Description of the task: Output every line exactly as written. Leave out pictures.

Entries with chart source code
____________

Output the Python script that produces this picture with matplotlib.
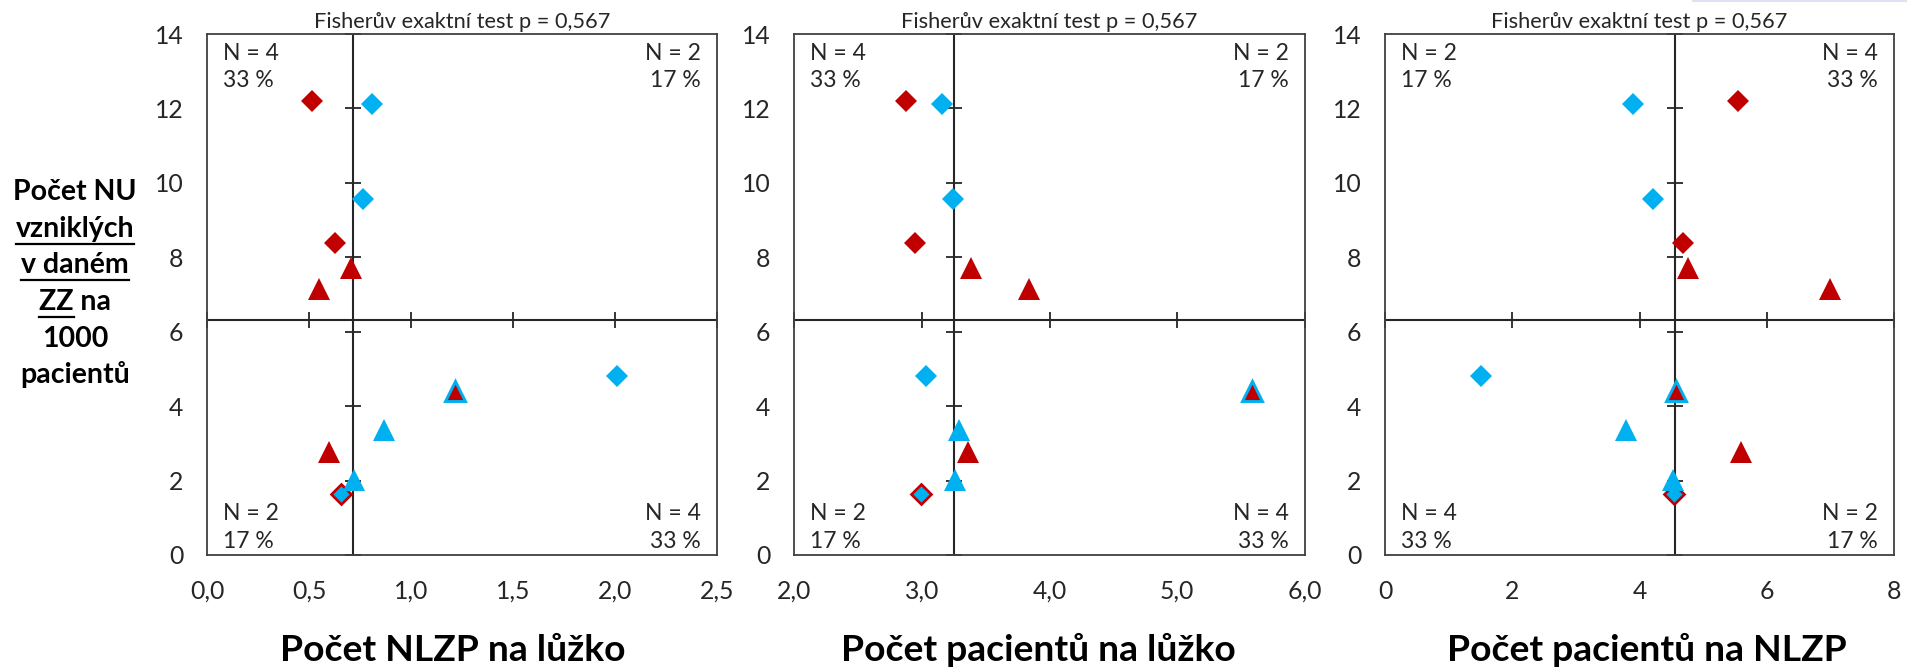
import matplotlib.pyplot as plt
from matplotlib.lines import Line2D
import numpy as np

plt.rcParams['font.family'] = ['Lato', 'DejaVu Sans']

RED = "#C00000"
CYAN = "#00B0F0"
DARK = "#262626"

# Počet NU vzniklých v daném ZZ na 1000 pacientů (společná osa y pro všechny panely)
nu_rate = [12.21, 12.13, 9.56, 8.38, 7.71, 7.14, 4.82, 4.41, 3.36, 2.78, 2.01, 1.64]
# typ bodu pro každé ZZ
point_kind = ["red_d", "cyan_d", "cyan_d", "red_d", "red_t", "red_t",
              "cyan_d", "red_t_cyan", "cyan_t", "red_t", "cyan_t", "cyan_d_red"]

# hodnoty na ose x pro každé ZZ (stejné pořadí jako nu_rate)
nlzp_per_bed = [0.516, 0.808, 0.766, 0.628, 0.708, 0.548, 2.008, 1.218, 0.868, 0.599, 0.722, 0.657]
patients_per_bed = [2.878, 3.157, 3.244, 2.949, 3.385, 3.837, 3.032, 5.587, 3.295, 3.359, 3.260, 2.994]
patients_per_nlzp = [5.545, 3.904, 4.212, 4.679, 4.769, 6.987, 1.506, 4.577, 3.795, 5.603, 4.532, 4.545]

y_cross = 6.31
y_ticks = [0, 2, 4, 6, 8, 10, 12, 14]

x_labels = ["Počet NLZP na lůžko", "Počet pacientů na lůžko", "Počet pacientů na NLZP"]
x_limits = [(0, 2.5), (2, 6), (0, 8)]
x_ticks = [[0, 0.5, 1.0, 1.5, 2.0, 2.5], [2, 3, 4, 5, 6], [0, 2, 4, 6, 8]]
x_ticklabels = [["0,0", "0,5", "1,0", "1,5", "2,0", "2,5"],
                ["2,0", "3,0", "4,0", "5,0", "6,0"],
                ["0", "2", "4", "6", "8"]]
fisher_title = "Fisherův exaktní test p = 0,567"

y_label_lines = ["Počet NU", "vzniklých", "v daném", "ZZ na", "1000", "pacientů"]
y_label_underline = ["", "vzniklých", "v daném", "ZZ", "", ""]

# marker styles per point kind, in drawing order (diamonds below triangles)
styles = {
    "red_d":      dict(marker="D", ms=11.3, mfc=RED, mec=RED, mew=0),
    "cyan_d":     dict(marker="D", ms=11.3, mfc=CYAN, mec=CYAN, mew=0),
    "cyan_d_red": dict(marker="D", ms=10.0, mfc=CYAN, mec=RED, mew=1.9),
    "red_t":      dict(marker="^", ms=16, mfc=RED, mec=RED, mew=0),
    "cyan_t":     dict(marker="^", ms=16, mfc=CYAN, mec=CYAN, mew=0),
    "red_t_cyan": dict(marker="^", ms=14.2, mfc=RED, mec=CYAN, mew=2.1),
}

W, H = 1907, 668
fig = plt.figure(figsize=(W / 100, H / 100), dpi=100)
panel_px = [(207, 717), (794, 1305), (1385, 1894)]
xlabel_center_px = [453, 1038, 1647]
top_px, bottom_px = 34, 555

y = np.array(nu_rate)
kinds = np.array(point_kind)
for i, xs in enumerate([nlzp_per_bed, patients_per_bed, patients_per_nlzp]):
    xs = np.array(xs)
    l, r = panel_px[i]
    ax = fig.add_axes([l / W, (H - bottom_px) / H, (r - l) / W, (bottom_px - top_px) / H])
    ax.set_xlim(*x_limits[i])
    ax.set_ylim(0, 14)
    ax.set_xticks(x_ticks[i])
    ax.set_xticklabels(x_ticklabels[i])
    ax.set_yticks(y_ticks)
    ax.tick_params(length=0, labelsize=17.8, labelcolor=DARK)
    ax.tick_params(axis="y", pad=17)
    ax.tick_params(axis="x", pad=18)
    for sp in ax.spines.values():
        sp.set_color("#404040")
        sp.set_linewidth(1.3)

    # crossing axes: median of x, fixed y value
    xc = np.median(xs)
    ax.axvline(xc, color=DARK, lw=1.5, zorder=2)
    ax.axhline(y_cross, color=DARK, lw=1.5, zorder=2)
    ax.plot([xc] * len(y_ticks), y_ticks, ls="none", marker="_", ms=12, mew=1.3,
            color=DARK, clip_on=False, zorder=2)
    ax.plot(x_ticks[i], [y_cross] * len(x_ticks[i]), ls="none", marker="|", ms=12,
            mew=1.3, color=DARK, clip_on=False, zorder=2)

    for z, (kind, st) in enumerate(styles.items()):
        sel = kinds == kind
        ax.plot(xs[sel], y[sel], ls="none", zorder=3 + z, **st)

    ax.set_title(fisher_title, fontsize=15.7, color=DARK, pad=4)

    # quadrant counts
    n = len(xs)
    quads = {
        "tl": np.sum((xs < xc) & (y > y_cross)),
        "tr": np.sum((xs > xc) & (y > y_cross)),
        "bl": np.sum((xs < xc) & (y < y_cross)),
        "br": np.sum((xs > xc) & (y < y_cross)),
    }
    pos = {"tl": (0.031, 0.950, 0.898, "left"), "tr": (0.969, 0.950, 0.898, "right"),
           "bl": (0.031, 0.0672, 0.0134, "left"), "br": (0.969, 0.0672, 0.0134, "right")}
    for q, cnt in quads.items():
        qx, qy1, qy2, ha = pos[q]
        ax.text(qx, qy1, f"N = {cnt}", transform=ax.transAxes, ha=ha, va="baseline",
                fontsize=16.5, color=DARK)
        ax.text(qx, qy2, f"{round(100 * cnt / n)} %", transform=ax.transAxes, ha=ha,
                va="baseline", fontsize=16.5, color=DARK)

    fig.text(xlabel_center_px[i] / W, (H - 661) / H, x_labels[i],
             ha="center", va="baseline", fontsize=26.8, fontweight="bold", color="black")

# y label block with underlined words
renderer = fig.canvas.get_renderer()
for k, (line, ul) in enumerate(zip(y_label_lines, y_label_underline)):
    base = 200 + 36.7 * k
    t = fig.text(75 / W, (H - base) / H, line, ha="center", va="baseline",
                 fontsize=20.5, fontweight="bold", color="black")
    bb = t.get_window_extent(renderer)
    if ul:
        tmp = fig.text(bb.x0 / W, (H - base) / H, ul, ha="left", va="baseline",
                       fontsize=20.5, fontweight="bold")
        ub = tmp.get_window_extent(renderer)
        tmp.remove()
        uy = (H - base - 7) / H
        fig.add_artist(Line2D([ub.x0 / W, ub.x1 / W], [uy, uy], color="black", lw=1.6))

# faint selection line at the top right edge of the screenshot
fig.add_artist(Line2D([1693 / W, 1.0], [1 - 1 / H, 1 - 1 / H], color="#dde1f2", lw=1.5))

fig.savefig("out.png", dpi=100)
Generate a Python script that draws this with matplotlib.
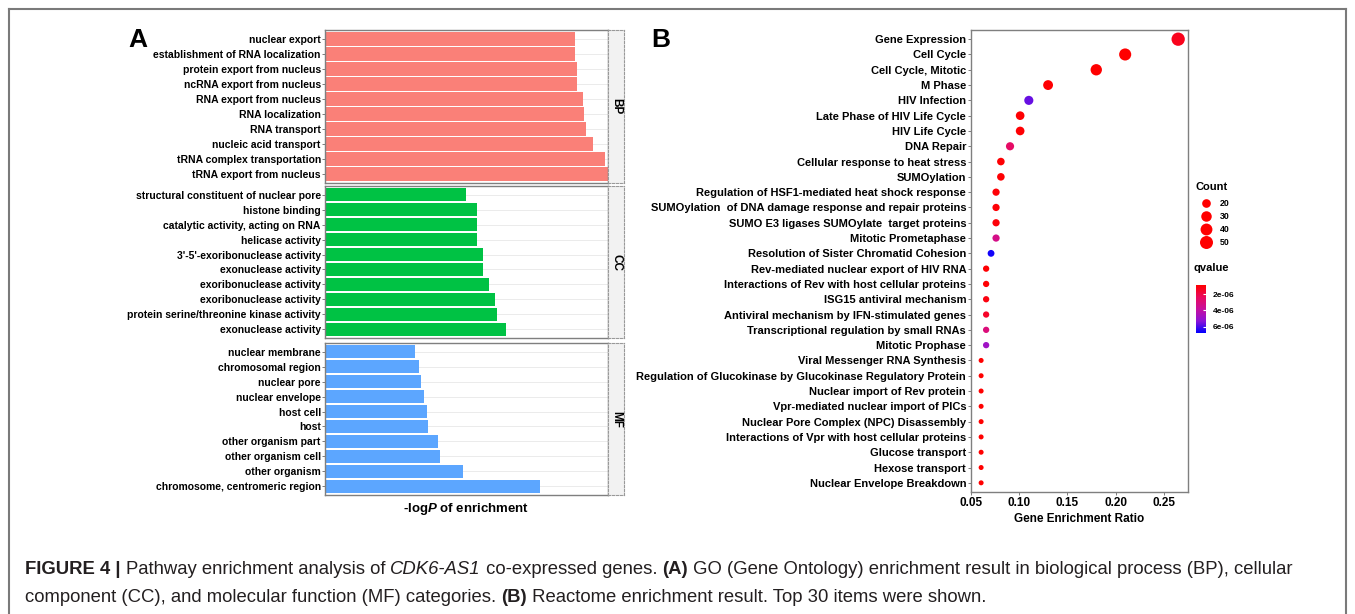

____________

Answer for this exercise:
Output the Python script that produces this picture with matplotlib.
import matplotlib.pyplot as plt
from matplotlib.lines import Line2D
import numpy as np

plt.rcParams['font.family'] = ['Lato', 'DejaVu Sans']

RED = "#C00000"
CYAN = "#00B0F0"
DARK = "#262626"

# Počet NU vzniklých v daném ZZ na 1000 pacientů (společná osa y pro všechny panely)
nu_rate = [12.21, 12.13, 9.56, 8.38, 7.71, 7.14, 4.82, 4.41, 3.36, 2.78, 2.01, 1.64]
# typ bodu pro každé ZZ
point_kind = ["red_d", "cyan_d", "cyan_d", "red_d", "red_t", "red_t",
              "cyan_d", "red_t_cyan", "cyan_t", "red_t", "cyan_t", "cyan_d_red"]

# hodnoty na ose x pro každé ZZ (stejné pořadí jako nu_rate)
nlzp_per_bed = [0.516, 0.808, 0.766, 0.628, 0.708, 0.548, 2.008, 1.218, 0.868, 0.599, 0.722, 0.657]
patients_per_bed = [2.878, 3.157, 3.244, 2.949, 3.385, 3.837, 3.032, 5.587, 3.295, 3.359, 3.260, 2.994]
patients_per_nlzp = [5.545, 3.904, 4.212, 4.679, 4.769, 6.987, 1.506, 4.577, 3.795, 5.603, 4.532, 4.545]

y_cross = 6.31
y_ticks = [0, 2, 4, 6, 8, 10, 12, 14]

x_labels = ["Počet NLZP na lůžko", "Počet pacientů na lůžko", "Počet pacientů na NLZP"]
x_limits = [(0, 2.5), (2, 6), (0, 8)]
x_ticks = [[0, 0.5, 1.0, 1.5, 2.0, 2.5], [2, 3, 4, 5, 6], [0, 2, 4, 6, 8]]
x_ticklabels = [["0,0", "0,5", "1,0", "1,5", "2,0", "2,5"],
                ["2,0", "3,0", "4,0", "5,0", "6,0"],
                ["0", "2", "4", "6", "8"]]
fisher_title = "Fisherův exaktní test p = 0,567"

y_label_lines = ["Počet NU", "vzniklých", "v daném", "ZZ na", "1000", "pacientů"]
y_label_underline = ["", "vzniklých", "v daném", "ZZ", "", ""]

# marker styles per point kind, in drawing order (diamonds below triangles)
styles = {
    "red_d":      dict(marker="D", ms=11.3, mfc=RED, mec=RED, mew=0),
    "cyan_d":     dict(marker="D", ms=11.3, mfc=CYAN, mec=CYAN, mew=0),
    "cyan_d_red": dict(marker="D", ms=10.0, mfc=CYAN, mec=RED, mew=1.9),
    "red_t":      dict(marker="^", ms=16, mfc=RED, mec=RED, mew=0),
    "cyan_t":     dict(marker="^", ms=16, mfc=CYAN, mec=CYAN, mew=0),
    "red_t_cyan": dict(marker="^", ms=14.2, mfc=RED, mec=CYAN, mew=2.1),
}

W, H = 1907, 668
fig = plt.figure(figsize=(W / 100, H / 100), dpi=100)
panel_px = [(207, 717), (794, 1305), (1385, 1894)]
xlabel_center_px = [453, 1038, 1647]
top_px, bottom_px = 34, 555

y = np.array(nu_rate)
kinds = np.array(point_kind)
for i, xs in enumerate([nlzp_per_bed, patients_per_bed, patients_per_nlzp]):
    xs = np.array(xs)
    l, r = panel_px[i]
    ax = fig.add_axes([l / W, (H - bottom_px) / H, (r - l) / W, (bottom_px - top_px) / H])
    ax.set_xlim(*x_limits[i])
    ax.set_ylim(0, 14)
    ax.set_xticks(x_ticks[i])
    ax.set_xticklabels(x_ticklabels[i])
    ax.set_yticks(y_ticks)
    ax.tick_params(length=0, labelsize=17.8, labelcolor=DARK)
    ax.tick_params(axis="y", pad=17)
    ax.tick_params(axis="x", pad=18)
    for sp in ax.spines.values():
        sp.set_color("#404040")
        sp.set_linewidth(1.3)

    # crossing axes: median of x, fixed y value
    xc = np.median(xs)
    ax.axvline(xc, color=DARK, lw=1.5, zorder=2)
    ax.axhline(y_cross, color=DARK, lw=1.5, zorder=2)
    ax.plot([xc] * len(y_ticks), y_ticks, ls="none", marker="_", ms=12, mew=1.3,
            color=DARK, clip_on=False, zorder=2)
    ax.plot(x_ticks[i], [y_cross] * len(x_ticks[i]), ls="none", marker="|", ms=12,
            mew=1.3, color=DARK, clip_on=False, zorder=2)

    for z, (kind, st) in enumerate(styles.items()):
        sel = kinds == kind
        ax.plot(xs[sel], y[sel], ls="none", zorder=3 + z, **st)

    ax.set_title(fisher_title, fontsize=15.7, color=DARK, pad=4)

    # quadrant counts
    n = len(xs)
    quads = {
        "tl": np.sum((xs < xc) & (y > y_cross)),
        "tr": np.sum((xs > xc) & (y > y_cross)),
        "bl": np.sum((xs < xc) & (y < y_cross)),
        "br": np.sum((xs > xc) & (y < y_cross)),
    }
    pos = {"tl": (0.031, 0.950, 0.898, "left"), "tr": (0.969, 0.950, 0.898, "right"),
           "bl": (0.031, 0.0672, 0.0134, "left"), "br": (0.969, 0.0672, 0.0134, "right")}
    for q, cnt in quads.items():
        qx, qy1, qy2, ha = pos[q]
        ax.text(qx, qy1, f"N = {cnt}", transform=ax.transAxes, ha=ha, va="baseline",
                fontsize=16.5, color=DARK)
        ax.text(qx, qy2, f"{round(100 * cnt / n)} %", transform=ax.transAxes, ha=ha,
                va="baseline", fontsize=16.5, color=DARK)

    fig.text(xlabel_center_px[i] / W, (H - 661) / H, x_labels[i],
             ha="center", va="baseline", fontsize=26.8, fontweight="bold", color="black")

# y label block with underlined words
renderer = fig.canvas.get_renderer()
for k, (line, ul) in enumerate(zip(y_label_lines, y_label_underline)):
    base = 200 + 36.7 * k
    t = fig.text(75 / W, (H - base) / H, line, ha="center", va="baseline",
                 fontsize=20.5, fontweight="bold", color="black")
    bb = t.get_window_extent(renderer)
    if ul:
        tmp = fig.text(bb.x0 / W, (H - base) / H, ul, ha="left", va="baseline",
                       fontsize=20.5, fontweight="bold")
        ub = tmp.get_window_extent(renderer)
        tmp.remove()
        uy = (H - base - 7) / H
        fig.add_artist(Line2D([ub.x0 / W, ub.x1 / W], [uy, uy], color="black", lw=1.6))

# faint selection line at the top right edge of the screenshot
fig.add_artist(Line2D([1693 / W, 1.0], [1 - 1 / H, 1 - 1 / H], color="#dde1f2", lw=1.5))

fig.savefig("out.png", dpi=100)
Generate a Python script that draws this with matplotlib.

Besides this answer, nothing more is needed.